Quinta feira, 30 de janeiro de 2020.
Julia Rosado, a Juju
Gol, foi a primeira federada com autorização para disputar competições de
futsal no Rio: 'O número 24 foi o que restou para mim'.
Dias atrás, Juju e eu
passamos horas relembrando momentos dessa precoce trajetória dela no futebol.
Sempre fazemos isso.
Julia Rosado, a Juju Gol, joga contra garotos das base dos grandes times
do Rio
Divulgação
Entre as lembranças,
apareceram as fotos de um torneio de futebol de campo em 2017, quando ela
jogava pelo Grau 10, um tradicional clube formador de atletas do Rio de
Janeiro.
De cara, algo chamou a
minha atenção. Juju usava um uniforme que tinha o número 24.
— Por que o 24, Juju?
— perguntei.
— Porque foi o que
restou pra mim, tio.
Lembrei na hora da
minha adolescência, quando sonhava me tornar jogador profissional, assim como a
Juju.
O 24, pro homem
brasileiro, é sinônimo de rejeição, chacota, gozação... É quase uma aberração.
Eu já joguei num time
de várzea que não confeccionava a camisa com o número 24. E somente o 24!
Na escola, coitado do
menino contemplado com a vigésima quarta posição da lista de chamada!
Pra quem não sabe,
esta onda existe no nosso país há, mais ou menos, um século. Ela se proliferou
após o nascimento do ilegal ''jogo do bicho" no Rio de Janeiro,
tradicional banco de apostas associado aos animais.
A jogatina envolve 25
grupos representados pela imagem de um animal. Dentro do 24, há um mamífero, o
veado. Entendeu, né? Homem, veado... Veado, homem... É a munição do
preconceituoso que pratica a homofobia, atitude criminosa segundo a Lei de
Racismo (7716/89).
Esta semana, o esporte mundial ficou sem um gigante que usava a 24.
Casado, pai de família, ídolo, Kobe Bryant fez história no Los Angeles Lakers.

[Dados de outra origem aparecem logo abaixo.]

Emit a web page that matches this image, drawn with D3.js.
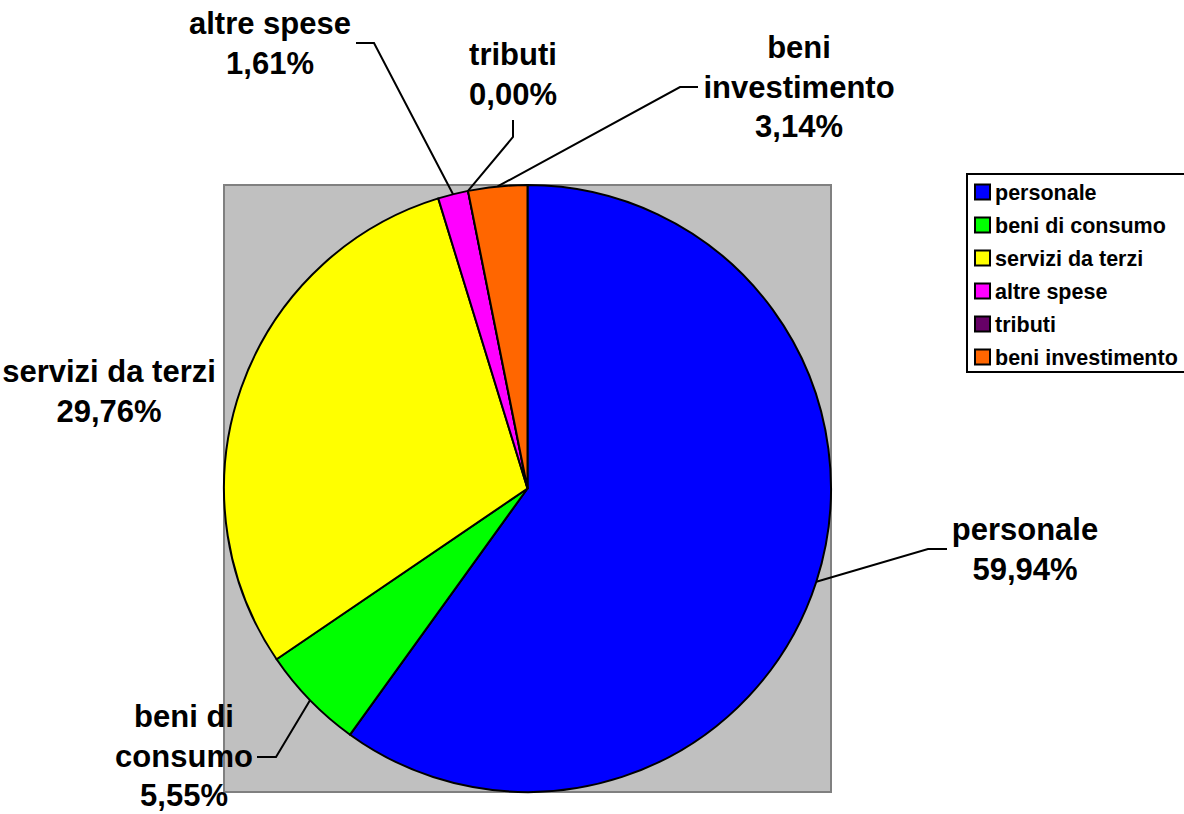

Cinco vezes campeão da NBA, em duas destas conquistas, ele estava com a camisa
24. Aliás, de 2006 a 2016, metade da carreira, Kobe vestiu a 24.
Para os fãs do Lakers,
o 24 se tornou simbólico. Mereceu a aposentadoria no ''hall da fama'' do clube.
Juju usou a camisa 24
somente uma vez. Foi o suficiente para marcar a vida da jovem atleta.
Assim que ela
se tornou a primeira menina federada com autorização para disputar competições
de futsal no Rio de Janeiro, entre os meninos, conquista obtida pela
Federação de Futsal do Rio, com aval da Fifa, pintou a chance de ela também
jogar campeonatos no campo.
O professor Carlinhos,
responsável pela base do Grau 10, conseguiu inscrevê-la como a única menina
neste torneio masculino. Então, aos 7 anos de idade, lá foi ela jogar contra
garotos da base de Vasco, Flamengo, Fluminense, Botafogo, entre outros.
Momentos antes de
entrar em campo, rolou a distribuição dos uniformes. Como os meninos podiam
escolher o número que queriam usar na camisa, os pais se meteram no assunto.
— Meu filho não vai
usar a 24, não! — muitos falaram.
E, aí, a 24 foi pra
quem? Pra Juju. Afinal, ela era a única menina do time.
— Tio Mauro, pra mim,
era um número como tantos outros. Não tinha noção ainda do preconceito que
existia. Só fui entender depois que o meu pai explicou.
Juju jogou. Mas o
desempenho dela em campo é o que menos importa nesta lembrança.
— Tio Mauro, o número
24 passou a ter um grande significado pra mim, porque eu sei o quanto é
importante e maravilhoso ter o meu pai me motivando e incentivando no futebol,
assim como fazia o Kobe Bryant com a filha Gianna no basquete, que morreu com
ele no acidente de helicóptero.
Kobe Bryant disse uma
vez que sonhava ter um filho para seguir os passos dele no basquete. Mas nunca
se sentiu obrigado a ter um menino. Se tivesse, com certeza, daria a 24 pra
ele. Gianna era a menina que poderia ter se tornado ídolo como o pai.
Wellington, pai da
Juju, se emociona ao relembrar desta história:
— Eu sempre desejei
ter uma filha. É a minha maior alegria. Kobe Bryant tinha quatro meninas!
Imagina a felicidade dele quando via a Gianna em quadra jogando basquete. É a
mesma felicidade que sinto ao ver a Juju com uma bola nos pés.
Aqui no Brasil, se
precisar, Juju também joga com a 24.